[WHAT IS REQUIRED] Only the lines from the top of the records below through the line containing "import plotly.graph_objects as go" should be printed, exactly and without pictures.

[SOURCE DATA]
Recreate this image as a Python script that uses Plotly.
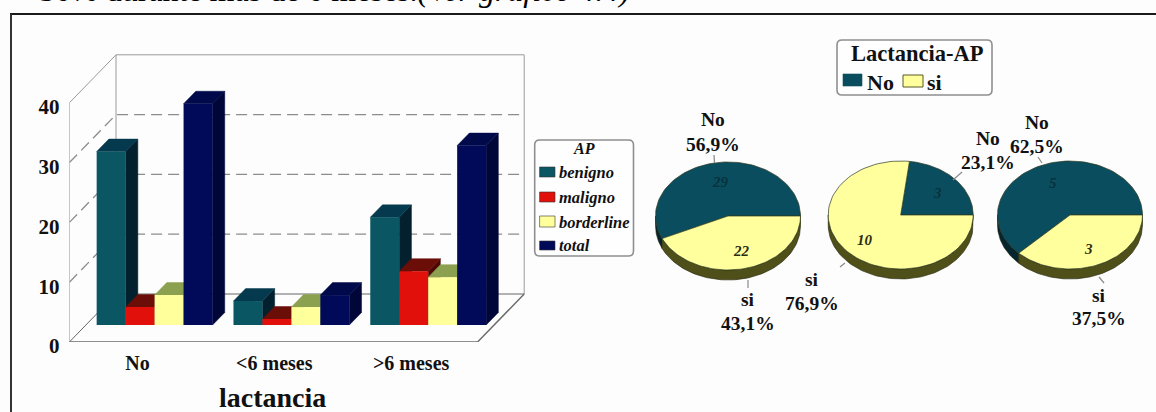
import numpy as np
import plotly.graph_objects as go

# Bar chart data: counts by breastfeeding duration and pathology group
categories = ["No", "<6 meses", ">6 meses"]
benigno = [29, 4, 18]
maligno = [3, 1, 9]
borderline = [5, 3, 8]
total = [37, 5, 30]
y_ticks = [0, 10, 20, 30, 40]

# Pie chart data: one pie per breastfeeding group
pie_labels = ["No", "si"]
pie_no = [29, 3, 5]
pie_si = [22, 10, 3]

W, H = 1156, 412
SERIF = "Liberation Serif"
INK = "#111111"
PAPER = "#fdfdfd"

series = [
    ("benigno", benigno, "#0a5663", "#02202e", "#053a4e"),
    ("maligno", maligno, "#e2100a", "#4e0804", "#6c0e08"),
    ("borderline", borderline, "#ffff9c", "#6f7f3c", "#8ca150"),
    ("total", total, "#000a58", "#000638", "#000a4a"),
]

# Axis geometry, in pixels of the page
PLOT_L, PLOT_R, PLOT_T, PLOT_B = 69.4, 530.0, 45.0, 342.0
FRONT_R = 477.6
STEP = 136.8             # pixels between groups
UNIT = 5.98              # pixels per count
BAR_X0 = 154.6           # centre of the first bar group
LABEL_X0 = 137.5         # centre of the first category label on the front plane
BAR_BASE = 325.0         # floor line under the bars
BARGAP = 0.153
BAR_W = (1 - BARGAP) / 4
BAR_DX, BAR_DY = 12.2 / STEP, 12.5 / UNIT   # depth of a bar
BOX_DX, BOX_DY = 46.6 / STEP, 48.0 / UNIT   # depth of the chart box


def px_x(x):
    return x / W


def px_y(y):
    return 1 - y / H


dom_x = [px_x(PLOT_L), px_x(PLOT_R)]
dom_y = [px_y(PLOT_B), px_y(PLOT_T)]
front_x_range = [(PLOT_L - LABEL_X0) / STEP, (PLOT_R - LABEL_X0) / STEP]
bar_x_range = [(PLOT_L - BAR_X0) / STEP, (PLOT_R - BAR_X0) / STEP]
front_y_range = [0, (PLOT_B - PLOT_T) / UNIT]
bar_y_range = [(BAR_BASE - PLOT_B) / UNIT, (BAR_BASE - PLOT_T) / UNIT]

fig = go.Figure()

# Chart box on the front-plane axes
bx0 = (PLOT_L - LABEL_X0) / STEP
bx1 = (FRONT_R - LABEL_X0) / STEP
top = 40


def box_line(xs, ys, color="#9a9a9a", width=1.0, dash="solid"):
    fig.add_trace(go.Scatter(x=xs, y=ys, mode="lines", xaxis="x", yaxis="y",
                             line=dict(color=color, width=width, dash=dash),
                             hoverinfo="skip"))


for v in y_ticks[1:4]:
    box_line([bx0, bx0 + BOX_DX, bx1 + BOX_DX], [v, v + BOX_DY, v + BOX_DY],
             color="#8c8c8c", width=1.3, dash="11px,6px")
box_line([bx0, bx0, bx0 + BOX_DX, bx1 + BOX_DX, bx1 + BOX_DX],
         [0, top, top + BOX_DY, top + BOX_DY, BOX_DY])
box_line([bx0 + BOX_DX, bx0 + BOX_DX], [BOX_DY, top + BOX_DY])
box_line([bx0, bx0 + BOX_DX, bx1 + BOX_DX], [0, BOX_DY, BOX_DY], color="#666666")
box_line([bx0, bx1, bx1 + BOX_DX], [0, 0, BOX_DY], color="#6a6a6a", width=1.4)

# Bar sides and tops, computed from the values and drawn left to right
for i in range(len(categories)):
    for j, (name, vals, front, side, cap) in enumerate(series):
        v = vals[i]
        xl = i + (j - 2) * BAR_W
        xr = xl + BAR_W
        fig.add_trace(go.Scatter(
            x=[xr, xr + BAR_DX, xr + BAR_DX, xr, xr],
            y=[0, BAR_DY, v + BAR_DY, v, 0],
            mode="lines", fill="toself", fillcolor=side,
            line=dict(color=side, width=0.5),
            xaxis="x2", yaxis="y2", hoverinfo="skip"))
        fig.add_trace(go.Scatter(
            x=[xl, xl + BAR_DX, xr + BAR_DX, xr, xl],
            y=[v, v + BAR_DY, v + BAR_DY, v, v],
            mode="lines", fill="toself", fillcolor=cap,
            line=dict(color=cap, width=0.5),
            xaxis="x2", yaxis="y2", hoverinfo="skip"))

# Bar fronts
for name, vals, front, side, cap in series:
    fig.add_trace(go.Bar(x=list(range(len(categories))), y=vals, name=name,
                         marker=dict(color=front, line=dict(width=0)),
                         xaxis="x3", yaxis="y3"))

# Pies: tilted discs built from each slice's share of its pie
PIE_CENTRES = [(728.0, 216.0), (900.7, 215.0), (1070.0, 215.0)]
RX, RY, THICK = 72.5, 54.0, 10.0
PIE_TOP = {"No": "#0a4d5e", "si": "#ffff9e"}
PIE_SIDE = {"No": "#06262f", "si": "#4f4f1a"}


def arc(cx, cy, a0, a1, n=90):
    t = np.radians(np.linspace(a0, a1, n))
    return cx + RX * np.cos(t), cy - RY * np.sin(t)


for (cx, cy), no, si in zip(PIE_CENTRES, pie_no, pie_si):
    split = 360.0 * no / (no + si)
    spans = {"No": (0.0, split), "si": (split, 360.0)}
    for lab in pie_labels:
        a0, a1 = spans[lab]
        s0, s1 = max(a0, 180.0), min(a1, 360.0)
        if s1 > s0:
            xa, ya = arc(cx, cy, s0, s1)
            fig.add_trace(go.Scatter(
                x=np.r_[xa, xa[::-1], xa[0]],
                y=np.r_[ya, ya[::-1] + THICK, ya[0]],
                mode="lines", fill="toself", fillcolor=PIE_SIDE[lab],
                line=dict(color="#23230c", width=0.6),
                xaxis="x4", yaxis="y4", hoverinfo="skip"))
    for lab in pie_labels:
        a0, a1 = spans[lab]
        xa, ya = arc(cx, cy, a0, a1)
        fig.add_trace(go.Scatter(
            x=np.r_[cx, xa, cx], y=np.r_[cy, ya, cy],
            mode="lines", fill="toself", fillcolor=PIE_TOP[lab],
            line=dict(color="#2b3a20", width=0.7),
            xaxis="x4", yaxis="y4", hoverinfo="skip"))

annotations = []
shapes = []


def text(x, y, s, size, bold=True, italic=False, color=INK, xanchor="center", yanchor="middle"):
    annotations.append(dict(
        x=px_x(x), y=px_y(y), xref="paper", yref="paper", text=s, showarrow=False,
        xanchor=xanchor, yanchor=yanchor, align="center",
        font=dict(family=SERIF, size=size, color=color,
                  weight="bold" if bold else "normal",
                  style="italic" if italic else "normal")))


def rect(x0, y0, x1, y1, fill, line="#333333", lw=0.6):
    shapes.append(dict(type="rect", xref="paper", yref="paper",
                       x0=px_x(x0), x1=px_x(x1), y0=px_y(y0), y1=px_y(y1),
                       fillcolor=fill, line=dict(color=line, width=lw), layer="above"))


def rounded(x0, y0, x1, y1, r=5, color="#8f8f8f", lw=1.6):
    X = px_x
    Y = px_y
    path = (f"M {X(x0 + r)} {Y(y0)} L {X(x1 - r)} {Y(y0)} Q {X(x1)} {Y(y0)} {X(x1)} {Y(y0 + r)} "
            f"L {X(x1)} {Y(y1 - r)} Q {X(x1)} {Y(y1)} {X(x1 - r)} {Y(y1)} L {X(x0 + r)} {Y(y1)} "
            f"Q {X(x0)} {Y(y1)} {X(x0)} {Y(y1 - r)} L {X(x0)} {Y(y0 + r)} Q {X(x0)} {Y(y0)} {X(x0 + r)} {Y(y0)} Z")
    shapes.append(dict(type="path", xref="paper", yref="paper", path=path,
                       fillcolor="#fefefe", line=dict(color=color, width=lw), layer="below"))


def leader(x0, y0, x1, y1):
    shapes.append(dict(type="line", xref="x4", yref="y4", x0=x0, y0=y0, x1=x1, y1=y1,
                       line=dict(color="#8a8a8a", width=1.2), layer="above"))


# Legend of the bar chart
rounded(534.7, 140, 633.5, 256)
text(583.7, 149, "AP", 16, italic=True)
for (name, vals, front, side, cap), (y0, y1) in zip(
        series, [(167, 177), (192, 202), (216, 227), (241, 250)]):
    rect(539.6, y0, 555, y1, front)
    text(557, (y0 + y1) / 2 + 0.5, name, 16.5, italic=True, xanchor="left")

# Legend of the pies
rounded(837, 40, 992, 95)
text(917, 54, "Lactancia-AP", 22.5)
rect(843, 74, 862, 86, PIE_TOP["No"], line=PIE_TOP["No"])
text(865, 82, "No", 22, xanchor="left")
rect(903, 75, 923, 87, PIE_TOP["si"], line="#5a5a22", lw=1)
text(925, 82, "si", 22, xanchor="left")


def pct(v, tot):
    return f"{100 * v / tot:.1f}".replace(".", ",") + "%"


# Slice labels and callouts
label_pos = [
    dict(no=(713, 120, 144), si=(748, 299, 323), vno=(720, 182), vsi=(741, 251),
         lno=(714, 155, 714.5, 163), lsi=(748, 280, 748, 288)),
    dict(no=(988, 139, 163), si=(812, 279, 303), vno=(937, 193), vsi=(865, 240),
         lno=(962, 172, 953, 180), lsi=(840, 267, 845, 263)),
    dict(no=(1037, 123, 147), si=(1099, 295, 318), vno=(1053, 183), vsi=(1088, 249),
         lno=(1038, 157, 1042, 163), lsi=(1099, 277, 1104, 283)),
]
for p, no, si in zip(label_pos, pie_no, pie_si):
    tot = no + si
    text(p["no"][0], p["no"][1], "No", 19.5)
    text(p["no"][0], p["no"][2], pct(no, tot), 19.5)
    text(p["si"][0], p["si"][1], "si", 19.5)
    text(p["si"][0], p["si"][2], pct(si, tot), 19.5)
    text(*p["vno"], str(no), 15, italic=True, color="#07323e")
    text(*p["vsi"], str(si), 15, italic=True, color="#2c2c10")
    leader(*p["lno"])
    leader(*p["lsi"])

# Axis title and the line of body text above the frame
text(272, 397, "lactancia", 28)
text(37, 10, "50% durante más de 6 meses.<i>(Ver gráfico 4.4)</i>", 32, bold=False,
     color="#000000", xanchor="left", yanchor="bottom")

# Outer frame
shapes.append(dict(type="line", xref="paper", yref="paper", x0=px_x(10), x1=1,
                   y0=px_y(14), y1=px_y(14), line=dict(color="#1a1a1a", width=2)))
shapes.append(dict(type="line", xref="paper", yref="paper", x0=px_x(11), x1=px_x(11),
                   y0=px_y(14), y1=0, line=dict(color="#333333", width=2)))

fig.update_layout(
    width=W, height=H, autosize=False,
    margin=dict(l=0, r=0, t=0, b=0, pad=0),
    paper_bgcolor=PAPER, plot_bgcolor="rgba(0,0,0,0)",
    showlegend=False, hovermode=False,
    barmode="group", bargap=BARGAP, bargroupgap=0,
    annotations=annotations, shapes=shapes,
    xaxis=dict(domain=dom_x, range=front_x_range, anchor="y", automargin=False,
               tickmode="array", tickvals=list(range(len(categories))),
               ticktext=categories, ticks="", ticklabelstandoff=7,
               showgrid=False, zeroline=False, showline=False,
               tickfont=dict(family=SERIF, size=20, color=INK, weight="bold")),
    yaxis=dict(domain=dom_y, range=front_y_range, anchor="x", automargin=False,
               tickmode="array", tickvals=y_ticks, ticks="", ticklabelstandoff=9,
               ticklabelshift=4,
               showgrid=False, zeroline=False, showline=False,
               tickfont=dict(family=SERIF, size=21, color=INK, weight="bold")),
    xaxis2=dict(domain=dom_x, range=bar_x_range, anchor="y2", overlaying="x", visible=False, automargin=False),
    yaxis2=dict(domain=dom_y, range=bar_y_range, anchor="x2", overlaying="y", visible=False, automargin=False),
    xaxis3=dict(domain=dom_x, range=bar_x_range, anchor="y3", overlaying="x", visible=False, automargin=False),
    yaxis3=dict(domain=dom_y, range=bar_y_range, anchor="x3", overlaying="y", visible=False, automargin=False),
    xaxis4=dict(domain=[px_x(640), 1], range=[640, W], anchor="y4", visible=False, automargin=False),
    yaxis4=dict(domain=[0, 1], range=[H, 0], anchor="x4", visible=False, automargin=False),
)

fig.write_html("out.html")
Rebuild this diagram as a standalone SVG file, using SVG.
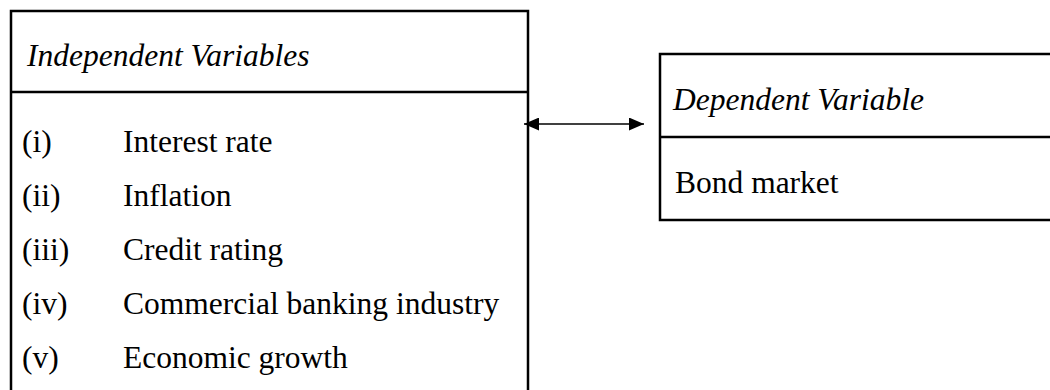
<svg xmlns="http://www.w3.org/2000/svg" width="1050" height="390" viewBox="0 0 1050 390">
  <style>
    .box { fill: none; stroke: #000; stroke-width: 2.5; }
    .txt { font-family: "Liberation Serif", "Times New Roman", serif; font-size: 31.5px; fill: #000; }
    .it { font-style: italic; }
    .conn { stroke: #000; stroke-width: 1.4; fill: none; }
  </style>
  <defs>
    <marker id="ah" viewBox="0 0 15 13" refX="15" refY="6.5" markerWidth="15" markerHeight="13" markerUnits="userSpaceOnUse" orient="auto-start-reverse">
      <path d="M0,0 L15,6.5 L0,13 Z" fill="#000"/>
    </marker>
  </defs>
  <rect width="1050" height="390" fill="#fff"/>
  <g id="independent">
    <path class="box" d="M11,400 V11 H528 V400 M11,92 H528"/>
    <text class="txt it" x="27" y="66">Independent Variables</text>
    <text class="txt" x="22" y="152">(i)</text>
    <text class="txt" x="123" y="152">Interest rate</text>
    <text class="txt" x="22" y="206">(ii)</text>
    <text class="txt" x="123" y="206">Inflation</text>
    <text class="txt" x="22" y="260">(iii)</text>
    <text class="txt" x="123" y="260">Credit rating</text>
    <text class="txt" x="22" y="314">(iv)</text>
    <text class="txt" x="123" y="314">Commercial banking industry</text>
    <text class="txt" x="22" y="368">(v)</text>
    <text class="txt" x="123" y="368">Economic growth</text>
  </g>
  <g id="dependent">
    <path class="box" d="M1060,54 H660 V220 H1060 M660,137 H1060"/>
    <text class="txt it" x="673" y="110">Dependent Variable</text>
    <text class="txt" x="675" y="193">Bond market</text>
  </g>
  <g id="connectors">
    <line class="conn" x1="524" y1="124" x2="644" y2="124" marker-start="url(#ah)" marker-end="url(#ah)"/>
  </g>
</svg>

[SOLVED PROBLEM]
Recreate this image as a Python script that uses Plotly.
import numpy as np
import plotly.graph_objects as go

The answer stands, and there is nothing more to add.